**GIVEN PROBLEM:** Leave the pictures out and retype the lines from the beginning through the line with "377.9, 378.2, 378.6]", both ends included.

**DATA BLOCK:**
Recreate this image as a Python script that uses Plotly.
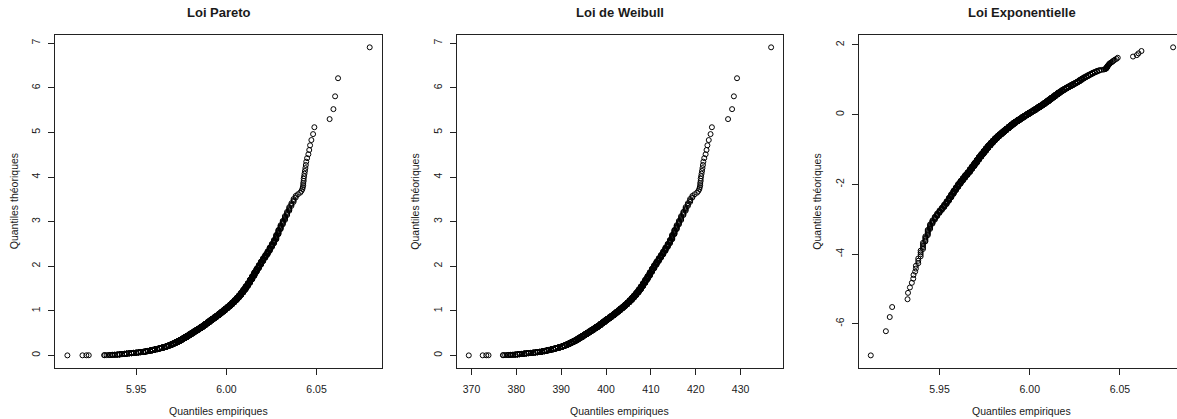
import numpy as np
import plotly.graph_objects as go

# ---- sample (sorted observations) ----
# smallest observations
low_tail = [369.4, 372.5, 373.3, 373.8, 377.0, 377.1, 377.5, 377.9, 378.2, 378.6]

# body of the sample as a frequency table (half-unit classes)
body_values = [
    378.25, 378.75, 379.25, 379.75, 380.25, 380.75, 381.25, 381.75, 382.25, 382.75,
    383.25, 383.75, 384.25, 384.75, 385.25, 385.75, 386.25, 386.75, 387.25, 387.75,
    388.25, 388.75, 389.25, 389.75, 390.25, 390.75, 391.25, 391.75, 392.25, 392.75,
    393.25, 393.75, 394.25, 394.75, 395.25, 395.75, 396.25, 396.75, 397.25, 397.75,
    398.25, 398.75, 399.25, 399.75, 400.25, 400.75, 401.25, 401.75, 402.25, 402.75,
    403.25, 403.75, 404.25, 404.75, 405.25, 405.75, 406.25, 406.75, 407.25, 407.75,
    408.25, 408.75, 409.25, 409.75, 410.25, 410.75, 411.25, 411.75, 412.25, 412.75,
    413.25, 413.75, 414.25, 414.75, 415.25, 415.75, 416.25, 416.75, 417.25, 417.75,
    418.25, 418.75, 419.25, 419.75,
]
body_counts = [
    1, 2, 3, 4, 5, 5, 6, 6, 5, 5,
    5, 5, 5, 6, 7, 8, 9, 10, 10, 11,
    11, 11, 12, 12, 15, 15, 17, 18, 19, 19,
    20, 21, 20, 21, 20, 20, 19, 18, 18, 18,
    18, 19, 18, 18, 16, 16, 15, 16, 15, 15,
    15, 14, 14, 15, 15, 15, 15, 15, 16, 16,
    15, 15, 14, 14, 12, 11, 10, 9, 8, 8,
    8, 7, 7, 8, 7, 6, 5, 5, 4, 4,
    3, 3, 2, 1,
]

# largest observations
high_tail = [420.3, 420.6, 420.8, 420.9, 421.0, 421.0, 421.1, 421.1, 421.2, 421.3,
             421.4, 421.5, 421.6, 421.7, 421.9, 422.2, 422.4, 422.6, 422.9, 423.3,
             423.6, 427.2, 428.1, 428.5, 429.2, 436.8]

sample = np.sort(np.concatenate([
    np.array(low_tail),
    np.repeat(np.array(body_values), np.array(body_counts)),
    np.array(high_tail),
]))

# theoretical quantiles
n = len(sample)
p = np.arange(1, n + 1) / (n + 1)
q_exp = -np.log(1 - p)
q_loglog = np.log(q_exp)

W, H = 1177, 419
TOP, BOTTOM = 35.0, 367.7
PANEL_W = 326.5
FONT = "Liberation Sans, Arial, sans-serif"
TXT = "#1a1a1a"


def padded(v):
    lo, hi = float(np.min(v)), float(np.max(v))
    d = 0.04 * (hi - lo)
    return lo - d, hi + d


panels = [
    dict(title="Loi Pareto", x=np.log(sample), y=q_exp, left=55.3,
         xt=[5.95, 6.00, 6.05], xl=["5.95", "6.00", "6.05"],
         yt=list(range(8)), yl=[str(v) for v in range(8)]),
    dict(title="Loi de Weibull", x=sample, y=q_exp, left=456.7,
         xt=[370, 380, 390, 400, 410, 420, 430],
         xl=["370", "380", "390", "400", "410", "420", "430"],
         yt=list(range(8)), yl=[str(v) for v in range(8)]),
    dict(title="Loi Exponentielle", x=np.log(sample), y=q_loglog, left=858.7,
         xt=[5.95, 6.00, 6.05], xl=["5.95", "6.00", "6.05"],
         yt=[-6, -4, -2, 0, 2], yl=["-6", "-4", "-2", "0", "2"]),
]

fig = go.Figure()
annotations = []
for k, pn in enumerate(panels, start=1):
    xa = "x" if k == 1 else f"x{k}"
    ya = "y" if k == 1 else f"y{k}"
    fig.add_trace(go.Scatter(
        x=pn["x"], y=pn["y"], mode="markers", xaxis=xa, yaxis=ya,
        marker=dict(symbol="circle-open", size=5, color="black",
                    line=dict(width=1, color="black")),
        showlegend=False, hoverinfo="skip",
    ))
    left = pn["left"]
    right = left + PANEL_W
    xlo, xhi = padded(pn["x"])
    if right > W:
        frac = (W - left) / PANEL_W
        xhi = xlo + (xhi - xlo) * frac
        dom_r = 1.0
    else:
        dom_r = right / W
    ylo, yhi = padded(pn["y"])
    axis_common = dict(
        showline=True, mirror=True, linecolor="#222", linewidth=1,
        ticks="outside", ticklen=6, tickcolor="#222", tickwidth=1,
        showgrid=False, zeroline=False,
        tickfont=dict(family=FONT, size=10.5, color=TXT),
    )
    fig.layout[f"xaxis{'' if k == 1 else k}"] = dict(
        axis_common, domain=[left / W, dom_r], range=[xlo, xhi],
        tickvals=pn["xt"], ticktext=pn["xl"], anchor=ya,
        ticklabelstandoff=6,
    )
    fig.layout[f"yaxis{'' if k == 1 else k}"] = dict(
        axis_common, domain=[1 - BOTTOM / H, 1 - TOP / H], range=[ylo, yhi],
        tickvals=pn["yt"], ticktext=pn["yl"], anchor=xa, tickangle=-90,
        ticklabelstandoff=4,
    )
    cx = (left + right) / 2
    annotations.append(dict(
        text=f"<b>{pn['title']}</b>", x=cx / W, y=1 - 12 / H,
        xref="paper", yref="paper", xanchor="center", yanchor="middle",
        showarrow=False, font=dict(family=FONT, size=13, color=TXT),
    ))
    annotations.append(dict(
        text="Quantiles empiriques", x=cx / W, y=1 - 410.5 / H,
        xref="paper", yref="paper", xanchor="center", yanchor="middle",
        showarrow=False, font=dict(family=FONT, size=10.5, color=TXT),
    ))
    annotations.append(dict(
        text="Quantiles théoriques", x=(left - 41.4) / W,
        y=1 - ((TOP + BOTTOM) / 2) / H,
        xref="paper", yref="paper", xanchor="center", yanchor="middle",
        textangle=-90, showarrow=False,
        font=dict(family=FONT, size=10.5, color=TXT),
    ))

fig.update_layout(
    width=W, height=H,
    margin=dict(l=0, r=0, t=0, b=0),
    paper_bgcolor="white", plot_bgcolor="white",
    annotations=annotations,
)

fig.write_html("out.html")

**FINISHED ANSWER:**
Recreate this image as a Python script that uses Plotly.
import numpy as np
import plotly.graph_objects as go

# ---- sample (sorted observations) ----
# smallest observations
low_tail = [369.4, 372.5, 373.3, 373.8, 377.0, 377.1, 377.5, 377.9, 378.2, 378.6]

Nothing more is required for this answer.